YOUR TASK: Leave out any picture and return the remaining listing below exactly as given.

DATA:
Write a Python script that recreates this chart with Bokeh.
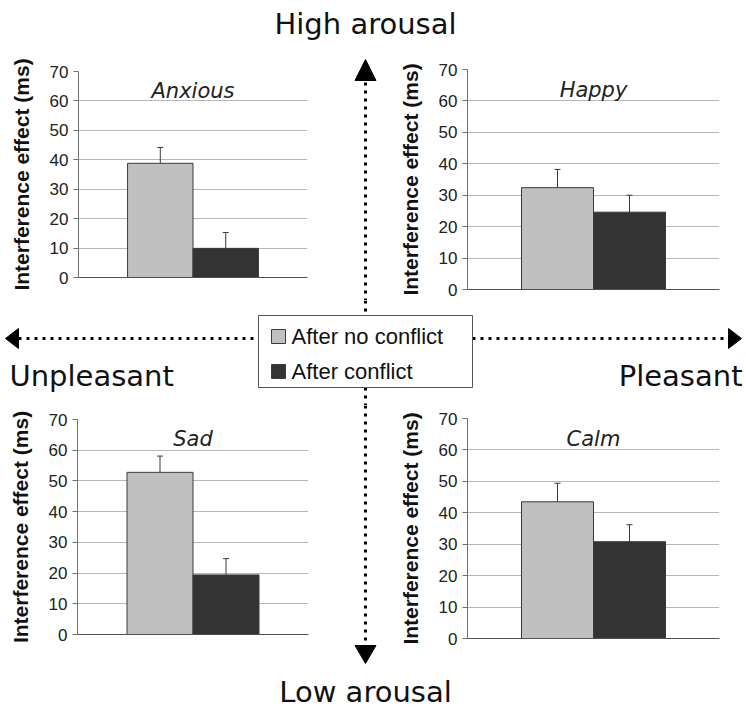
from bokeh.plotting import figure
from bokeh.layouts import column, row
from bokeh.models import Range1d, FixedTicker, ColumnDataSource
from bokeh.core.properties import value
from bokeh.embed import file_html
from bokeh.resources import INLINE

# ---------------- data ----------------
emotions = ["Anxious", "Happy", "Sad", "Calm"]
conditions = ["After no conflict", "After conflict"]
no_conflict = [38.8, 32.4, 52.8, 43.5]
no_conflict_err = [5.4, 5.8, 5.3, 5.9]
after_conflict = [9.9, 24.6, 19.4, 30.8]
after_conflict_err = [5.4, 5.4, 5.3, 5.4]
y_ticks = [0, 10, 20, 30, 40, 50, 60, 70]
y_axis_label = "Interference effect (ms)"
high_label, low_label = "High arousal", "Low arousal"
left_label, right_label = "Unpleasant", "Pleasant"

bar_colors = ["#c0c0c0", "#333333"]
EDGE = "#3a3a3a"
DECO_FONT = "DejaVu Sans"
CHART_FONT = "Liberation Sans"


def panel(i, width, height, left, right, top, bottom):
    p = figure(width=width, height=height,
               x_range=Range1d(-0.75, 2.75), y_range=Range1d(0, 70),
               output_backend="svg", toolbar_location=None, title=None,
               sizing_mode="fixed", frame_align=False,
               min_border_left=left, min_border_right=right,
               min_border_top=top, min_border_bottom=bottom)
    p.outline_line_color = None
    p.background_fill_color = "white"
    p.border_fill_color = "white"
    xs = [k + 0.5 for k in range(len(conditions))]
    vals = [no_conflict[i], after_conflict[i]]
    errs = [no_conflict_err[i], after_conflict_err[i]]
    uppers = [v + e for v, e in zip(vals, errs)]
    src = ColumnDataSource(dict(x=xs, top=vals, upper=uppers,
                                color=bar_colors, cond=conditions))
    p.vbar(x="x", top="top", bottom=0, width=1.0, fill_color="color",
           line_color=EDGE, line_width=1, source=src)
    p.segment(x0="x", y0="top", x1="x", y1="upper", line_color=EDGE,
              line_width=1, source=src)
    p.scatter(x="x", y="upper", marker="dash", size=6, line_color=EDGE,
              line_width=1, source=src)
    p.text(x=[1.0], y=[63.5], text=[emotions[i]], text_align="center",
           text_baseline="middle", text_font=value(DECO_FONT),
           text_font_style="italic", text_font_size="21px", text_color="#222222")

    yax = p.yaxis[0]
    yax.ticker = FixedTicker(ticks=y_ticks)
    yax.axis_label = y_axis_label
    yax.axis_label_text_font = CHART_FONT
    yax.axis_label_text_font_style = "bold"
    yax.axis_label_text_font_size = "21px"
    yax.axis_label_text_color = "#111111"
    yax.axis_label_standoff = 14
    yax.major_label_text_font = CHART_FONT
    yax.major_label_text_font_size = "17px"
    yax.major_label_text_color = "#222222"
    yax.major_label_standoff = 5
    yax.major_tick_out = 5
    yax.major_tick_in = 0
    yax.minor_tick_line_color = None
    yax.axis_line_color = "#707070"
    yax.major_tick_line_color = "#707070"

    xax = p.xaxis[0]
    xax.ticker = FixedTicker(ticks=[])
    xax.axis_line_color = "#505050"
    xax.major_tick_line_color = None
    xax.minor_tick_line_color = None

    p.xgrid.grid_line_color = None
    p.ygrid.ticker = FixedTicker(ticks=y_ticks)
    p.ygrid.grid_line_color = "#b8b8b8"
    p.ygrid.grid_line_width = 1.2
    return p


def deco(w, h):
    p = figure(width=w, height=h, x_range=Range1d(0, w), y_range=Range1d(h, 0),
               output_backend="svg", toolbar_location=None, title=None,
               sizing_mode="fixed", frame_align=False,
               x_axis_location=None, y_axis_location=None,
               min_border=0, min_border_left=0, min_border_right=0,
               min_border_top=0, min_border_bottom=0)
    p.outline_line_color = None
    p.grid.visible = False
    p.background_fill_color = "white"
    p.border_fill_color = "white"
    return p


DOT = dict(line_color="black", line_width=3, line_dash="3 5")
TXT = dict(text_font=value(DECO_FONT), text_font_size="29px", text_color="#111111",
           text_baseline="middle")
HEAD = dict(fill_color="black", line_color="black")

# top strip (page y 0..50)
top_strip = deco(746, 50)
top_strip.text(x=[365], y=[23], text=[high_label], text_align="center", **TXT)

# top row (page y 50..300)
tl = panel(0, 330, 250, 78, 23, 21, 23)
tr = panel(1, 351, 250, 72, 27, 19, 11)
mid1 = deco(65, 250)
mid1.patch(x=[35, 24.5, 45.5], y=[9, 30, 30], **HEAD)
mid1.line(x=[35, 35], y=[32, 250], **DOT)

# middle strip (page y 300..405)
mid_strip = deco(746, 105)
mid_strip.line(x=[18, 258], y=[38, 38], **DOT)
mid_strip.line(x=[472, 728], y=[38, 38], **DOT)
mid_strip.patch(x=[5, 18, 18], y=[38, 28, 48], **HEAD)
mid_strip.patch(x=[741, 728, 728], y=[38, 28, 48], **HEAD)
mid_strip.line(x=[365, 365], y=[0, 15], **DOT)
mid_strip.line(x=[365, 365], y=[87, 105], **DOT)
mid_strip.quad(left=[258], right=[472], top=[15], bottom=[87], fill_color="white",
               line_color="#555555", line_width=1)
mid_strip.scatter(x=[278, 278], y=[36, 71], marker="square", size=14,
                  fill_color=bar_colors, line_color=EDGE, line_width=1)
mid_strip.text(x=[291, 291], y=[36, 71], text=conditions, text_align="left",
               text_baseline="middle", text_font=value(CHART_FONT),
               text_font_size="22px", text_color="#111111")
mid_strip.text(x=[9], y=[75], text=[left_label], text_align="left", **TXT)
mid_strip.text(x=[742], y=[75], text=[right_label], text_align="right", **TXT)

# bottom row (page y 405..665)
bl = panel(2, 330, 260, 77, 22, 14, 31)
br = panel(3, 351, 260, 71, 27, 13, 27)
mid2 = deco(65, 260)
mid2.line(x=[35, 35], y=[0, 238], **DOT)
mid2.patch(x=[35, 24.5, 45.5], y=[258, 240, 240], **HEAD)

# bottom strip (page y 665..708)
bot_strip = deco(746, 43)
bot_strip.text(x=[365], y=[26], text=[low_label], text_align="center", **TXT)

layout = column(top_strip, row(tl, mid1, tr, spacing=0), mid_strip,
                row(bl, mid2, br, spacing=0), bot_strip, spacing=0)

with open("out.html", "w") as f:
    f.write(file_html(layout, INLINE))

TASK OUTPUT:
Write a Python script that recreates this chart with Bokeh.
from bokeh.plotting import figure
from bokeh.layouts import column, row
from bokeh.models import Range1d, FixedTicker, ColumnDataSource
from bokeh.core.properties import value
from bokeh.embed import file_html
from bokeh.resources import INLINE

# ---------------- data ----------------
emotions = ["Anxious", "Happy", "Sad", "Calm"]
conditions = ["After no conflict", "After conflict"]
no_conflict = [38.8, 32.4, 52.8, 43.5]
no_conflict_err = [5.4, 5.8, 5.3, 5.9]
after_conflict = [9.9, 24.6, 19.4, 30.8]
after_conflict_err = [5.4, 5.4, 5.3, 5.4]
y_ticks = [0, 10, 20, 30, 40, 50, 60, 70]
y_axis_label = "Interference effect (ms)"
high_label, low_label = "High arousal", "Low arousal"
left_label, right_label = "Unpleasant", "Pleasant"

bar_colors = ["#c0c0c0", "#333333"]
EDGE = "#3a3a3a"
DECO_FONT = "DejaVu Sans"
CHART_FONT = "Liberation Sans"


def panel(i, width, height, left, right, top, bottom):
    p = figure(width=width, height=height,
               x_range=Range1d(-0.75, 2.75), y_range=Range1d(0, 70),
               output_backend="svg", toolbar_location=None, title=None,
               sizing_mode="fixed", frame_align=False,
               min_border_left=left, min_border_right=right,
               min_border_top=top, min_border_bottom=bottom)
    p.outline_line_color = None
    p.background_fill_color = "white"
    p.border_fill_color = "white"
    xs = [k + 0.5 for k in range(len(conditions))]
    vals = [no_conflict[i], after_conflict[i]]
    errs = [no_conflict_err[i], after_conflict_err[i]]
    uppers = [v + e for v, e in zip(vals, errs)]
    src = ColumnDataSource(dict(x=xs, top=vals, upper=uppers,
                                color=bar_colors, cond=conditions))
    p.vbar(x="x", top="top", bottom=0, width=1.0, fill_color="color",
           line_color=EDGE, line_width=1, source=src)
    p.segment(x0="x", y0="top", x1="x", y1="upper", line_color=EDGE,
              line_width=1, source=src)
    p.scatter(x="x", y="upper", marker="dash", size=6, line_color=EDGE,
              line_width=1, source=src)
    p.text(x=[1.0], y=[63.5], text=[emotions[i]], text_align="center",
           text_baseline="middle", text_font=value(DECO_FONT),
           text_font_style="italic", text_font_size="21px", text_color="#222222")

    yax = p.yaxis[0]
    yax.ticker = FixedTicker(ticks=y_ticks)
    yax.axis_label = y_axis_label
    yax.axis_label_text_font = CHART_FONT
    yax.axis_label_text_font_style = "bold"
    yax.axis_label_text_font_size = "21px"
    yax.axis_label_text_color = "#111111"
    yax.axis_label_standoff = 14
    yax.major_label_text_font = CHART_FONT
    yax.major_label_text_font_size = "17px"
    yax.major_label_text_color = "#222222"
    yax.major_label_standoff = 5
    yax.major_tick_out = 5
    yax.major_tick_in = 0
    yax.minor_tick_line_color = None
    yax.axis_line_color = "#707070"
    yax.major_tick_line_color = "#707070"

    xax = p.xaxis[0]
    xax.ticker = FixedTicker(ticks=[])
    xax.axis_line_color = "#505050"
    xax.major_tick_line_color = None
    xax.minor_tick_line_color = None

    p.xgrid.grid_line_color = None
    p.ygrid.ticker = FixedTicker(ticks=y_ticks)
    p.ygrid.grid_line_color = "#b8b8b8"
    p.ygrid.grid_line_width = 1.2
    return p


def deco(w, h):
    p = figure(width=w, height=h, x_range=Range1d(0, w), y_range=Range1d(h, 0),
               output_backend="svg", toolbar_location=None, title=None,
               sizing_mode="fixed", frame_align=False,
               x_axis_location=None, y_axis_location=None,
               min_border=0, min_border_left=0, min_border_right=0,
               min_border_top=0, min_border_bottom=0)
    p.outline_line_color = None
    p.grid.visible = False
    p.background_fill_color = "white"
    p.border_fill_color = "white"
    return p


DOT = dict(line_color="black", line_width=3, line_dash="3 5")
TXT = dict(text_font=value(DECO_FONT), text_font_size="29px", text_color="#111111",
           text_baseline="middle")
HEAD = dict(fill_color="black", line_color="black")

# top strip (page y 0..50)
top_strip = deco(746, 50)
top_strip.text(x=[365], y=[23], text=[high_label], text_align="center", **TXT)

# top row (page y 50..300)
tl = panel(0, 330, 250, 78, 23, 21, 23)
tr = panel(1, 351, 250, 72, 27, 19, 11)
mid1 = deco(65, 250)
mid1.patch(x=[35, 24.5, 45.5], y=[9, 30, 30], **HEAD)
mid1.line(x=[35, 35], y=[32, 250], **DOT)

# middle strip (page y 300..405)
mid_strip = deco(746, 105)
mid_strip.line(x=[18, 258], y=[38, 38], **DOT)
mid_strip.line(x=[472, 728], y=[38, 38], **DOT)
mid_strip.patch(x=[5, 18, 18], y=[38, 28, 48], **HEAD)
mid_strip.patch(x=[741, 728, 728], y=[38, 28, 48], **HEAD)
mid_strip.line(x=[365, 365], y=[0, 15], **DOT)
mid_strip.line(x=[365, 365], y=[87, 105], **DOT)
mid_strip.quad(left=[258], right=[472], top=[15], bottom=[87], fill_color="white",
               line_color="#555555", line_width=1)
mid_strip.scatter(x=[278, 278], y=[36, 71], marker="square", size=14,
                  fill_color=bar_colors, line_color=EDGE, line_width=1)
mid_strip.text(x=[291, 291], y=[36, 71], text=conditions, text_align="left",
               text_baseline="middle", text_font=value(CHART_FONT),
               text_font_size="22px", text_color="#111111")
mid_strip.text(x=[9], y=[75], text=[left_label], text_align="left", **TXT)
mid_strip.text(x=[742], y=[75], text=[right_label], text_align="right", **TXT)

# bottom row (page y 405..665)
bl = panel(2, 330, 260, 77, 22, 14, 31)
br = panel(3, 351, 260, 71, 27, 13, 27)
mid2 = deco(65, 260)
mid2.line(x=[35, 35], y=[0, 238], **DOT)
mid2.patch(x=[35, 24.5, 45.5], y=[258, 240, 240], **HEAD)

# bottom strip (page y 665..708)
bot_strip = deco(746, 43)
bot_strip.text(x=[365], y=[26], text=[low_label], text_align="center", **TXT)

layout = column(top_strip, row(tl, mid1, tr, spacing=0), mid_strip,
                row(bl, mid2, br, spacing=0), bot_strip, spacing=0)

with open("out.html", "w") as f:
    f.write(file_html(layout, INLINE))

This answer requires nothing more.